Starting with the first line below, extract each line through the one that contains "const gridEveryMinutes = 30;", inclusive, excluding pictures.

Source data
%%

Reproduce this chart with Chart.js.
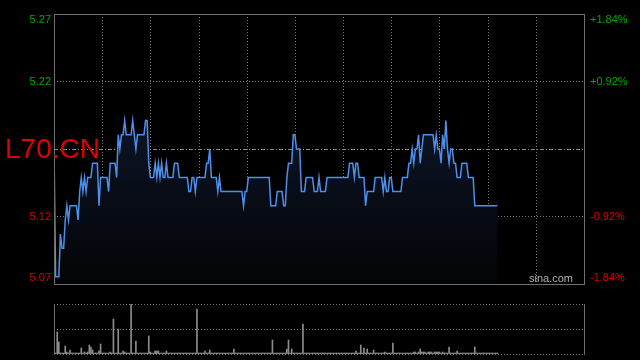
<!DOCTYPE html>
<html>
<head>
<meta charset="utf-8">
<script src="https://cdn.jsdelivr.net/npm/chart.js@4.4.1/dist/chart.umd.min.js"></script>
<style>
  html, body { margin: 0; padding: 0; background: #000; }
  #wrap { position: relative; width: 640px; height: 360px; background: #000; overflow: hidden; }
  canvas { position: absolute; left: 0; }
  #main { top: 0; }
  #vol { top: 290px; }
</style>
</head>
<body>
<div id="wrap">
  <canvas id="main" width="640" height="290"></canvas>
  <canvas id="vol" width="640" height="70"></canvas>
</div>
<script>
// ---------- data ----------
const symbol = 'L70.CN';
const sourceText = 'sina.com';
const prevClose = 5.17;
const maxPct = 1.84;
const sessionMinutes = 330;      // x axis length (minutes)
const gridEveryMinutes = 30;

const leftTickLabels  = ['5.27', '5.22', '5.12', '5.07'];
const rightTickLabels = ['+1.84%', '+0.92%', '-0.92%', '-1.84%'];
const tickPcts = [1.84, 0.92, -0.92, -1.84];

// minute prices
const prices = [
  5.17,5.08,5.08,5.08,5.11,5.10,5.10,5.12,5.13,5.12, 5.13,5.13,5.13,5.13,5.13,5.12,5.14,5.15,5.14,5.15,
  5.14,5.15,5.15,5.15,5.16,5.16,5.16,5.16,5.13,5.15, 5.15,5.15,5.15,5.15,5.14,5.16,5.16,5.16,5.16,5.15,
  5.18,5.17,5.18,5.18,5.19,5.18,5.18,5.18,5.18,5.19, 5.18,5.17,5.18,5.18,5.18,5.18,5.18,5.19,5.19,5.16,
  5.15,5.15,5.15,5.16,5.15,5.16,5.15,5.16,5.15,5.15, 5.16,5.15,5.15,5.15,5.15,5.16,5.16,5.16,5.15,5.15,
  5.15,5.15,5.15,5.15,5.14,5.14,5.15,5.15,5.14,5.15, 5.15,5.15,5.15,5.15,5.15,5.16,5.16,5.17,5.15,5.15,
  5.15,5.15,5.14,5.15,5.14,5.14,5.14,5.14,5.14,5.14, 5.14,5.14,5.14,5.14,5.14,5.14,5.14,5.14,5.13,5.14,
  5.14,5.15,5.15,5.15,5.15,5.15,5.15,5.15,5.15,5.15, 5.15,5.15,5.15,5.15,5.15,5.13,5.13,5.13,5.13,5.14,
  5.14,5.14,5.14,5.13,5.13,5.15,5.16,5.16,5.16,5.18, 5.18,5.17,5.17,5.17,5.14,5.14,5.14,5.15,5.15,5.15,
  5.15,5.15,5.14,5.14,5.14,5.15,5.14,5.14,5.14,5.14, 5.15,5.15,5.15,5.15,5.15,5.15,5.15,5.15,5.15,5.15,
  5.15,5.15,5.15,5.15,5.16,5.16,5.16,5.15,5.16,5.16, 5.15,5.15,5.15,5.15,5.13,5.14,5.14,5.14,5.14,5.14,
  5.15,5.15,5.15,5.15,5.15,5.14,5.15,5.14,5.14,5.15, 5.15,5.14,5.14,5.14,5.14,5.14,5.14,5.15,5.15,5.15,
  5.15,5.16,5.16,5.17,5.16,5.17,5.17,5.18,5.16,5.17, 5.18,5.18,5.18,5.18,5.18,5.18,5.18,5.17,5.18,5.17,
  5.17,5.16,5.18,5.17,5.19,5.17,5.16,5.17,5.17,5.16, 5.16,5.15,5.15,5.15,5.16,5.16,5.16,5.16,5.15,5.15,
  5.15,5.15,5.13,5.13,5.13,5.13,5.13,5.13,5.13,5.13, 5.13,5.13,5.13,5.13,5.13,5.13,5.13
];

// minute volumes (relative units)
const volumes = [
  6,1,22,12,1,1,1,8,2,1, 4,1,1,1,1,1,1,6,1,2,
  1,2,9,7,4,1,1,1,3,10, 1,1,1,1,1,2,1,35,1,1,
  25,1,1,3,2,1,1,1,50,1, 1,13,1,1,1,1,1,1,1,18,
  2,1,1,3,3,3,1,1,1,1, 3,1,1,1,1,1,1,1,1,1,
  1,1,1,1,1,1,1,1,1,45, 1,1,1,1,3,1,1,4,1,1,
  1,1,1,1,1,1,1,1,1,1, 1,1,5,1,1,1,1,1,1,1,
  1,1,1,1,1,1,1,1,1,1, 1,1,1,1,1,1,14,1,1,1,
  1,1,1,1,1,5,14,1,5,1, 1,1,1,1,1,30,1,1,1,1,
  1,1,1,1,1,1,1,1,1,1, 1,1,1,1,1,1,1,1,1,1,
  1,1,1,1,1,1,1,1,3,1, 1,9,1,6,1,5,1,1,1,4,
  1,1,1,1,1,1,2,1,1,1, 1,11,1,1,1,1,1,1,1,1,
  1,1,1,1,2,2,1,2,5,2, 2,2,1,2,2,2,1,2,2,2,
  2,1,2,1,1,1,7,1,1,1, 1,3,1,1,1,1,1,1,1,1,
  1,1,7,1,1,1,1,1,1,1, 1,1,1,1,1,1,1
];

// ---------- derived ----------
const yMax = prevClose * (1 + maxPct / 100);
const yMin = prevClose * (1 - maxPct / 100);
const tickValues = tickPcts.map(p => prevClose * (1 + p / 100));
const volMax = Math.max(...volumes);

const FONT = '"Liberation Sans", Arial, sans-serif';
const GREEN = '#00a800';
const RED = '#d80000';
const GRID = '#7a7a7a';
const BORDER = '#6e6e6e';

function hLine(ctx, x1, x2, y, dash, color) {
  ctx.save();
  ctx.strokeStyle = color; ctx.lineWidth = 1; ctx.setLineDash(dash);
  ctx.beginPath(); ctx.moveTo(x1, y); ctx.lineTo(x2, y); ctx.stroke();
  ctx.restore();
}
function vLine(ctx, x, y1, y2, dash, color) {
  ctx.save();
  ctx.strokeStyle = color; ctx.lineWidth = 1; ctx.setLineDash(dash);
  ctx.beginPath(); ctx.moveTo(x, y1); ctx.lineTo(x, y2); ctx.stroke();
  ctx.restore();
}
const px = v => Math.round(v) + 0.5;

const mainDecor = {
  id: 'mainDecor',
  beforeDatasetsDraw(chart) {
    const { ctx, chartArea: a, scales: { x, y } } = chart;
    for (let m = gridEveryMinutes; m < sessionMinutes; m += gridEveryMinutes) {
      vLine(ctx, px(x.getPixelForValue(m)), a.top, a.bottom, [1, 2], GRID);
    }
    tickValues.forEach((v, i) => {
      if (i === 0 || i === tickValues.length - 1) return;
      hLine(ctx, a.left, a.right, px(y.getPixelForValue(v)), [1, 2], GRID);
    });
    hLine(ctx, a.left, a.right, px(y.getPixelForValue(prevClose)), [4, 2, 1, 2], '#8a8a8a');
  },
  afterDatasetsDraw(chart) {
    const { ctx, chartArea: a } = chart;
    ctx.save();
    ctx.strokeStyle = BORDER; ctx.lineWidth = 1;
    ctx.strokeRect(px(a.left), px(a.top), Math.round(a.right - a.left), Math.round(a.bottom - a.top));
    ctx.restore();
  },
  afterDraw(chart) {
    const { ctx, chartArea: a, scales: { y } } = chart;
    ctx.save();
    ctx.font = '11px ' + FONT;
    ctx.textBaseline = 'middle';
    tickValues.forEach((v, i) => {
      let yy = y.getPixelForValue(v);
      if (i === 0) yy += 6;
      if (i === tickValues.length - 1) yy -= 6;
      ctx.fillStyle = tickPcts[i] > 0 ? GREEN : RED;
      ctx.textAlign = 'right';
      ctx.fillText(leftTickLabels[i], a.left - 3, yy);
      ctx.textAlign = 'left';
      ctx.fillText(rightTickLabels[i], a.right + 6, yy);
    });
    ctx.fillStyle = '#b0b0b0';
    ctx.textAlign = 'right';
    ctx.fillText(sourceText, a.right - 11, a.bottom - 5);
    ctx.font = '28px ' + FONT;
    ctx.fillStyle = '#e00000';
    ctx.textAlign = 'left';
    ctx.fillText(symbol, 5, y.getPixelForValue(prevClose) + 1);
    ctx.restore();
  }
};

new Chart(document.getElementById('main'), {
  type: 'line',
  data: {
    datasets: [{
      data: prices.map((p, i) => ({ x: i, y: p })),
      borderColor: '#4d8fea',
      borderWidth: 1.5,
      pointRadius: 0,
      tension: 0,
      fill: 'start',
      backgroundColor: (c) => {
        const { ctx, chartArea } = c.chart;
        if (!chartArea) return 'rgba(0,0,0,0)';
        const g = ctx.createLinearGradient(0, chartArea.top, 0, chartArea.bottom);
        g.addColorStop(0, '#14213d');
        g.addColorStop(0.4, '#0c1425');
        g.addColorStop(1, '#030406');
        return g;
      }
    }]
  },
  options: {
    responsive: false, animation: false, devicePixelRatio: 1,
    layout: { padding: { left: 54, right: 56, top: 14, bottom: 6 } },
    plugins: { legend: { display: false }, tooltip: { enabled: false } },
    scales: {
      x: { type: 'linear', min: 0, max: sessionMinutes, display: false },
      y: { type: 'linear', min: yMin, max: yMax, display: false }
    }
  },
  plugins: [mainDecor]
});

const volDecor = {
  id: 'volDecor',
  beforeDatasetsDraw(chart) {
    const { ctx, chartArea: a } = chart;
    const mid = (a.top + a.bottom) / 2;
    [a.top, mid, a.bottom].forEach(yy => hLine(ctx, a.left, a.right, px(yy), [1, 2], GRID));
  },
  afterDatasetsDraw(chart) {
    const { ctx, chartArea: a } = chart;
    vLine(ctx, px(a.left), a.top, a.bottom + 1, [], BORDER);
    vLine(ctx, px(a.right), a.top, a.bottom + 1, [], BORDER);
  }
};

new Chart(document.getElementById('vol'), {
  type: 'bar',
  data: {
    datasets: [{
      data: volumes.map((v, i) => ({ x: i, y: v })),
      backgroundColor: '#8c8c8c',
      borderWidth: 0,
      barThickness: 1
    }]
  },
  options: {
    responsive: false, animation: false, devicePixelRatio: 1,
    layout: { padding: { left: 54, right: 56, top: 14, bottom: 6 } },
    plugins: { legend: { display: false }, tooltip: { enabled: false } },
    scales: {
      x: { type: 'linear', min: 0, max: sessionMinutes, display: false, offset: false },
      y: { type: 'linear', min: 0, max: volMax, display: false }
    }
  },
  plugins: [volDecor]
});
</script>
</body>
</html>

%%

Written answer
Reproduce this chart with Chart.js.
<!DOCTYPE html>
<html>
<head>
<meta charset="utf-8">
<script src="https://cdn.jsdelivr.net/npm/chart.js@4.4.1/dist/chart.umd.min.js"></script>
<style>
  html, body { margin: 0; padding: 0; background: #000; }
  #wrap { position: relative; width: 640px; height: 360px; background: #000; overflow: hidden; }
  canvas { position: absolute; left: 0; }
  #main { top: 0; }
  #vol { top: 290px; }
</style>
</head>
<body>
<div id="wrap">
  <canvas id="main" width="640" height="290"></canvas>
  <canvas id="vol" width="640" height="70"></canvas>
</div>
<script>
// ---------- data ----------
const symbol = 'L70.CN';
const sourceText = 'sina.com';
const prevClose = 5.17;
const maxPct = 1.84;
const sessionMinutes = 330;      // x axis length (minutes)
const gridEveryMinutes = 30;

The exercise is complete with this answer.